[Start Dataset extract]

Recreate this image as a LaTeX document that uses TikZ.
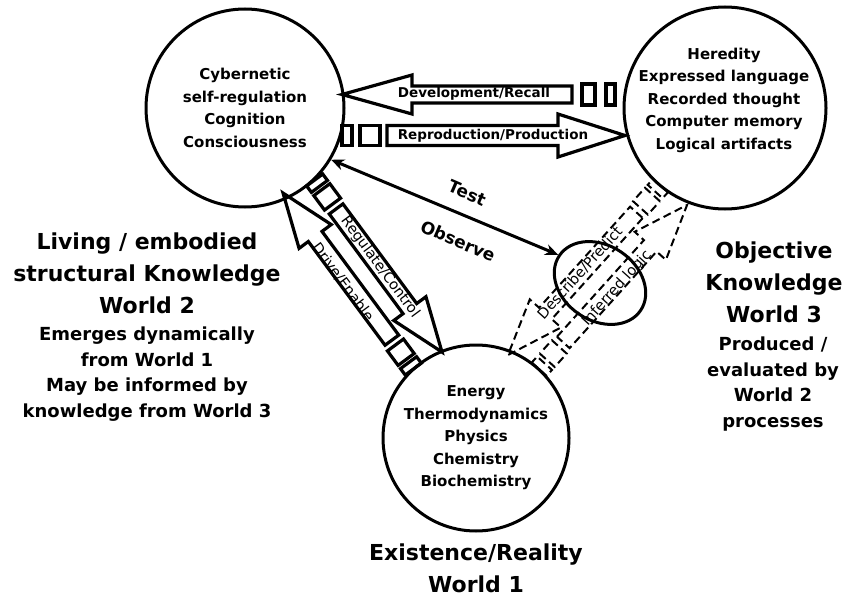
\documentclass[tikz,border=0pt]{standalone}
\usepackage{fontspec}
\setmainfont{DejaVu Sans}
\usetikzlibrary{shapes.geometric,arrows.meta}
\newcommand\blkarrow[6]{%
  \draw[#6] (#1,-#4) -- ({#2-#3},-#4) -- ({#2-#3},-#5) -- (#2,0) -- ({#2-#3},#5) -- ({#2-#3},#4) -- (#1,#4) -- cycle;}
\newcommand\tbox[4]{\draw[#4] (#1,-#3) rectangle (#2,#3);}
\tikzset{
  world/.style={circle, draw, line width=3pt, inner sep=0pt},
  blk/.style={line width=3.2pt, line join=miter},
  dsh/.style={line width=2pt, line join=miter, dash pattern=on 8pt off 4.5pt},
  tl/.style={line width=3pt, >={Stealth[length=13pt,width=11pt]}, <->},
  ctext/.style={font=\bfseries\fontsize{15}{22.5}\selectfont, align=center, inner sep=0pt},
  bigtext/.style={font=\bfseries\fontsize{22}{32}\selectfont, align=center, inner sep=0pt},
  midtext/.style={font=\bfseries\fontsize{18}{25.5}\selectfont, align=center, inner sep=0pt},
  arrtext/.style={font=\bfseries\fontsize{13.5}{15}\selectfont, inner sep=0pt},
  diagtext/.style={font=\fontsize{14.5}{16}\selectfont, inner sep=0pt},
  obstext/.style={font=\bfseries\fontsize{17}{19}\selectfont, inner sep=0pt},
}
\begin{document}
\begin{tikzpicture}[x=1pt,y=-1pt]
\useasboundingbox (0,0) rectangle (843,596);

% worlds
\node[world, minimum size=198pt] (w2) at (245,108) {};
\node[world, minimum size=202pt] (w3) at (725,108) {};
\node[world, minimum size=186pt] (w1) at (476,438) {};

% Development/Recall (leftward)
\begin{scope}[shift={(615,94.5)}, rotate=180]
  \tbox{0}{9}{10.5}{blk}
  \tbox{20}{33}{10.5}{blk}
  \blkarrow{43}{273}{70}{8.5}{19.5}{blk}
\end{scope}
% Reproduction/Production (rightward)
\begin{scope}[shift={(342,135.5)}]
  \tbox{0}{10}{10}{blk}
  \tbox{18}{38}{10}{blk}
  \blkarrow{45}{283}{67}{10}{21.5}{blk}
\end{scope}
% Regulate/Control (W2 -> W1)
\begin{scope}[shift={(314.7,180)}, rotate=-53.5]
  \tbox{0}{8}{10}{blk}
  \tbox{12}{30}{10}{blk}
  \blkarrow{36}{214}{54}{8.5}{20}{blk}
\end{scope}
% Drive/Enable (W1 -> W2)
\begin{scope}[shift={(413.3,369.1)}, rotate=126.5]
  \tbox{0}{8}{10}{blk}
  \tbox{12}{30}{10}{blk}
  \blkarrow{36}{219}{54}{8.5}{20}{blk}
\end{scope}
% Describe/Predict (W3 -> W1), dashed
\begin{scope}[shift={(660.5,185.6)}, rotate=-132]
  \tbox{0}{8}{10}{dsh}
  \tbox{12}{30}{10}{dsh}
  \blkarrow{36}{228}{56}{8.5}{21}{dsh}
\end{scope}
% Inferred logic (W1 -> W3), dashed
\begin{scope}[shift={(539.2,369.2)}, rotate=48]
  \tbox{0}{8}{10}{dsh}
  \tbox{12}{30}{10}{dsh}
  \blkarrow{36}{221}{55}{8.5}{21}{dsh}
\end{scope}

% observation ellipse and test line
\node[ellipse, draw, line width=3pt, minimum width=98pt, minimum height=75pt, inner sep=0pt, rotate=-34] (obs) at (600,283) {};
\draw[tl] (w2.-31) -- (obs.west);

% arrow labels
\node[arrtext] (ldev) at (474,94) {Development/Recall};
\node[arrtext] (lrep) at (493,136) {Reproduction/Production};
\node[diagtext, rotate=-53.5] (lreg) at (380,267) {Regulate/Control};
\node[diagtext, rotate=-53.5] (ldrv) at (343,282) {Drive/Enable};
\node[diagtext, rotate=48] (ldes) at (580,273) {Describe/Predict};
\node[diagtext, rotate=48] (linf) at (617,288) {Inferred logic};
\node[obstext, rotate=-23.4] (ltest) at (467,193) {Test};
\node[obstext, rotate=-23.4] (lobs) at (458,241) {Observe};

% circle texts
\node[ctext] (t2) at (245,108) {Cybernetic\\self-regulation\\Cognition\\Consciousness};
\node[ctext] (t3) at (724,100) {Heredity\\Expressed language\\Recorded thought\\Computer memory\\Logical artifacts};
\node[ctext] (t1) at (476,438) {Energy\\Thermodynamics\\Physics\\Chemistry\\Biochemistry};

% world captions
\node[bigtext] (c2a) at (147,273) {Living / embodied\\structural Knowledge\\World 2};
\node[midtext] (c2b) at (147,374) {Emerges dynamically\\from World 1\\May be informed by\\knowledge from World 3};
\node[bigtext] (c3a) at (774,282) {Objective\\Knowledge\\World 3};
\node[midtext] (c3b) at (773,384) {Produced /\\evaluated by\\World 2\\processes};
\node[bigtext] (c1a) at (476,568) {Existence/Reality\\World 1};
\end{tikzpicture}
\end{document}
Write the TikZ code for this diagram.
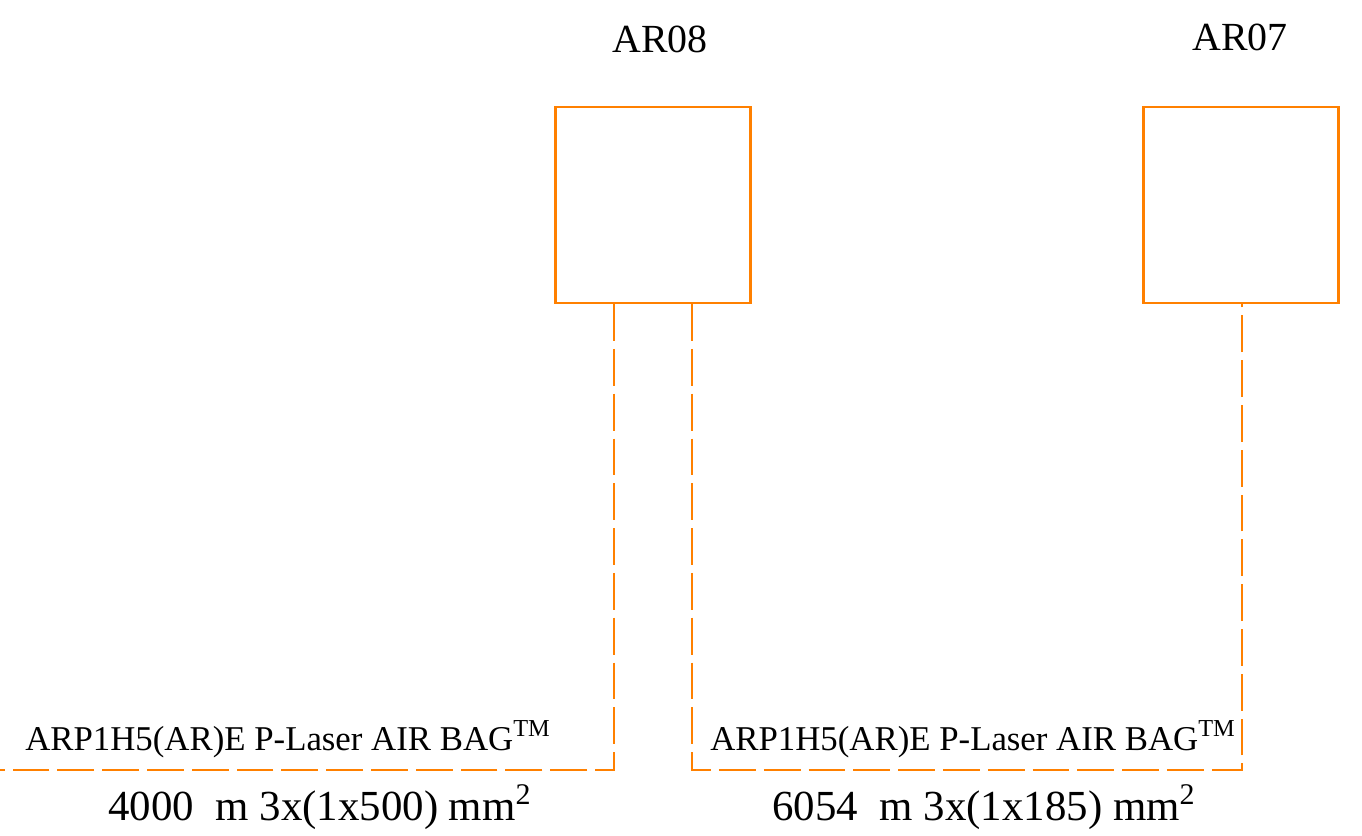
\documentclass[tikz,border=0pt]{standalone}
\usepackage{fontspec}
\setmainfont{Liberation Serif}
\definecolor{cableorange}{RGB}{255,128,0}
\begin{document}
\begin{tikzpicture}[x=0.02cm,y=-0.02cm,
  panel/.style={draw=cableorange,line width=1.3pt,minimum width=3.9cm,minimum height=3.92cm,inner sep=0pt},
  cable/.style={draw=cableorange,line width=1.3pt,dash pattern=on 21pt off 4.5pt},
  tag/.style={anchor=base,inner sep=0pt,font=\fontsize{22.7}{27}\selectfont},
  cabletype/.style={anchor=base,inner sep=0pt,font=\fontsize{19.8}{24}\selectfont},
  cablesize/.style={anchor=base,inner sep=0pt,font=\fontsize{24.4}{29}\selectfont}]
\useasboundingbox (0,0) rectangle (1362,835);

% panels
\node[panel] (ar08) at (653,205) {};
\node[panel] (ar07) at (1241,205) {};
\node[tag] (ar08label) at (660,52) {AR08};
\node[tag] (ar07label) at (1240,51) {AR07};

% cable ends and corners
\coordinate (westend) at (0,770);
\coordinate (bend1) at (614,770);
\coordinate (bend2) at (692,770);
\coordinate (bend3) at (1242,770);

\draw[cable] (bend1 |- ar08.south) -- (bend1) -- (westend);
\draw[cable] (bend2 |- ar08.south) -- (bend2) -- (bend3) -- (bend3 |- ar07.south);

% cable labels
\node[cabletype] (type1) at (288,750) {ARP1H5(AR)E P-Laser AIR BAG\textsuperscript{TM}};
\node[cabletype] (type2) at (973,750) {ARP1H5(AR)E P-Laser AIR BAG\textsuperscript{TM}};
\node[cablesize] (size1) at (320,820) {4000~~m 3x(1x500) mm\textsuperscript{2}};
\node[cablesize] (size2) at (984,820) {6054~~m 3x(1x185) mm\textsuperscript{2}};

\end{tikzpicture}
\end{document}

[End Dataset extract]

Problem to work on -
All of the data needs repeating exactly, but the pictures do not.

Output for this exercise -
Recreate this image as a LaTeX document that uses TikZ.
\documentclass[tikz,border=0pt]{standalone}
\usepackage{fontspec}
\setmainfont{DejaVu Sans}
\usetikzlibrary{shapes.geometric,arrows.meta}
\newcommand\blkarrow[6]{%
  \draw[#6] (#1,-#4) -- ({#2-#3},-#4) -- ({#2-#3},-#5) -- (#2,0) -- ({#2-#3},#5) -- ({#2-#3},#4) -- (#1,#4) -- cycle;}
\newcommand\tbox[4]{\draw[#4] (#1,-#3) rectangle (#2,#3);}
\tikzset{
  world/.style={circle, draw, line width=3pt, inner sep=0pt},
  blk/.style={line width=3.2pt, line join=miter},
  dsh/.style={line width=2pt, line join=miter, dash pattern=on 8pt off 4.5pt},
  tl/.style={line width=3pt, >={Stealth[length=13pt,width=11pt]}, <->},
  ctext/.style={font=\bfseries\fontsize{15}{22.5}\selectfont, align=center, inner sep=0pt},
  bigtext/.style={font=\bfseries\fontsize{22}{32}\selectfont, align=center, inner sep=0pt},
  midtext/.style={font=\bfseries\fontsize{18}{25.5}\selectfont, align=center, inner sep=0pt},
  arrtext/.style={font=\bfseries\fontsize{13.5}{15}\selectfont, inner sep=0pt},
  diagtext/.style={font=\fontsize{14.5}{16}\selectfont, inner sep=0pt},
  obstext/.style={font=\bfseries\fontsize{17}{19}\selectfont, inner sep=0pt},
}
\begin{document}
\begin{tikzpicture}[x=1pt,y=-1pt]
\useasboundingbox (0,0) rectangle (843,596);

% worlds
\node[world, minimum size=198pt] (w2) at (245,108) {};
\node[world, minimum size=202pt] (w3) at (725,108) {};
\node[world, minimum size=186pt] (w1) at (476,438) {};

% Development/Recall (leftward)
\begin{scope}[shift={(615,94.5)}, rotate=180]
  \tbox{0}{9}{10.5}{blk}
  \tbox{20}{33}{10.5}{blk}
  \blkarrow{43}{273}{70}{8.5}{19.5}{blk}
\end{scope}
% Reproduction/Production (rightward)
\begin{scope}[shift={(342,135.5)}]
  \tbox{0}{10}{10}{blk}
  \tbox{18}{38}{10}{blk}
  \blkarrow{45}{283}{67}{10}{21.5}{blk}
\end{scope}
% Regulate/Control (W2 -> W1)
\begin{scope}[shift={(314.7,180)}, rotate=-53.5]
  \tbox{0}{8}{10}{blk}
  \tbox{12}{30}{10}{blk}
  \blkarrow{36}{214}{54}{8.5}{20}{blk}
\end{scope}
% Drive/Enable (W1 -> W2)
\begin{scope}[shift={(413.3,369.1)}, rotate=126.5]
  \tbox{0}{8}{10}{blk}
  \tbox{12}{30}{10}{blk}
  \blkarrow{36}{219}{54}{8.5}{20}{blk}
\end{scope}
% Describe/Predict (W3 -> W1), dashed
\begin{scope}[shift={(660.5,185.6)}, rotate=-132]
  \tbox{0}{8}{10}{dsh}
  \tbox{12}{30}{10}{dsh}
  \blkarrow{36}{228}{56}{8.5}{21}{dsh}
\end{scope}
% Inferred logic (W1 -> W3), dashed
\begin{scope}[shift={(539.2,369.2)}, rotate=48]
  \tbox{0}{8}{10}{dsh}
  \tbox{12}{30}{10}{dsh}
  \blkarrow{36}{221}{55}{8.5}{21}{dsh}
\end{scope}

% observation ellipse and test line
\node[ellipse, draw, line width=3pt, minimum width=98pt, minimum height=75pt, inner sep=0pt, rotate=-34] (obs) at (600,283) {};
\draw[tl] (w2.-31) -- (obs.west);

% arrow labels
\node[arrtext] (ldev) at (474,94) {Development/Recall};
\node[arrtext] (lrep) at (493,136) {Reproduction/Production};
\node[diagtext, rotate=-53.5] (lreg) at (380,267) {Regulate/Control};
\node[diagtext, rotate=-53.5] (ldrv) at (343,282) {Drive/Enable};
\node[diagtext, rotate=48] (ldes) at (580,273) {Describe/Predict};
\node[diagtext, rotate=48] (linf) at (617,288) {Inferred logic};
\node[obstext, rotate=-23.4] (ltest) at (467,193) {Test};
\node[obstext, rotate=-23.4] (lobs) at (458,241) {Observe};

% circle texts
\node[ctext] (t2) at (245,108) {Cybernetic\\self-regulation\\Cognition\\Consciousness};
\node[ctext] (t3) at (724,100) {Heredity\\Expressed language\\Recorded thought\\Computer memory\\Logical artifacts};
\node[ctext] (t1) at (476,438) {Energy\\Thermodynamics\\Physics\\Chemistry\\Biochemistry};

% world captions
\node[bigtext] (c2a) at (147,273) {Living / embodied\\structural Knowledge\\World 2};
\node[midtext] (c2b) at (147,374) {Emerges dynamically\\from World 1\\May be informed by\\knowledge from World 3};
\node[bigtext] (c3a) at (774,282) {Objective\\Knowledge\\World 3};
\node[midtext] (c3b) at (773,384) {Produced /\\evaluated by\\World 2\\processes};
\node[bigtext] (c1a) at (476,568) {Existence/Reality\\World 1};
\end{tikzpicture}
\end{document}
Write the TikZ code for this diagram.
\documentclass[tikz,border=0pt]{standalone}
\usepackage{fontspec}
\setmainfont{Liberation Serif}
\definecolor{cableorange}{RGB}{255,128,0}
\begin{document}
\begin{tikzpicture}[x=0.02cm,y=-0.02cm,
  panel/.style={draw=cableorange,line width=1.3pt,minimum width=3.9cm,minimum height=3.92cm,inner sep=0pt},
  cable/.style={draw=cableorange,line width=1.3pt,dash pattern=on 21pt off 4.5pt},
  tag/.style={anchor=base,inner sep=0pt,font=\fontsize{22.7}{27}\selectfont},
  cabletype/.style={anchor=base,inner sep=0pt,font=\fontsize{19.8}{24}\selectfont},
  cablesize/.style={anchor=base,inner sep=0pt,font=\fontsize{24.4}{29}\selectfont}]
\useasboundingbox (0,0) rectangle (1362,835);

% panels
\node[panel] (ar08) at (653,205) {};
\node[panel] (ar07) at (1241,205) {};
\node[tag] (ar08label) at (660,52) {AR08};
\node[tag] (ar07label) at (1240,51) {AR07};

% cable ends and corners
\coordinate (westend) at (0,770);
\coordinate (bend1) at (614,770);
\coordinate (bend2) at (692,770);
\coordinate (bend3) at (1242,770);

\draw[cable] (bend1 |- ar08.south) -- (bend1) -- (westend);
\draw[cable] (bend2 |- ar08.south) -- (bend2) -- (bend3) -- (bend3 |- ar07.south);

% cable labels
\node[cabletype] (type1) at (288,750) {ARP1H5(AR)E P-Laser AIR BAG\textsuperscript{TM}};
\node[cabletype] (type2) at (973,750) {ARP1H5(AR)E P-Laser AIR BAG\textsuperscript{TM}};
\node[cablesize] (size1) at (320,820) {4000~~m 3x(1x500) mm\textsuperscript{2}};
\node[cablesize] (size2) at (984,820) {6054~~m 3x(1x185) mm\textsuperscript{2}};

\end{tikzpicture}
\end{document}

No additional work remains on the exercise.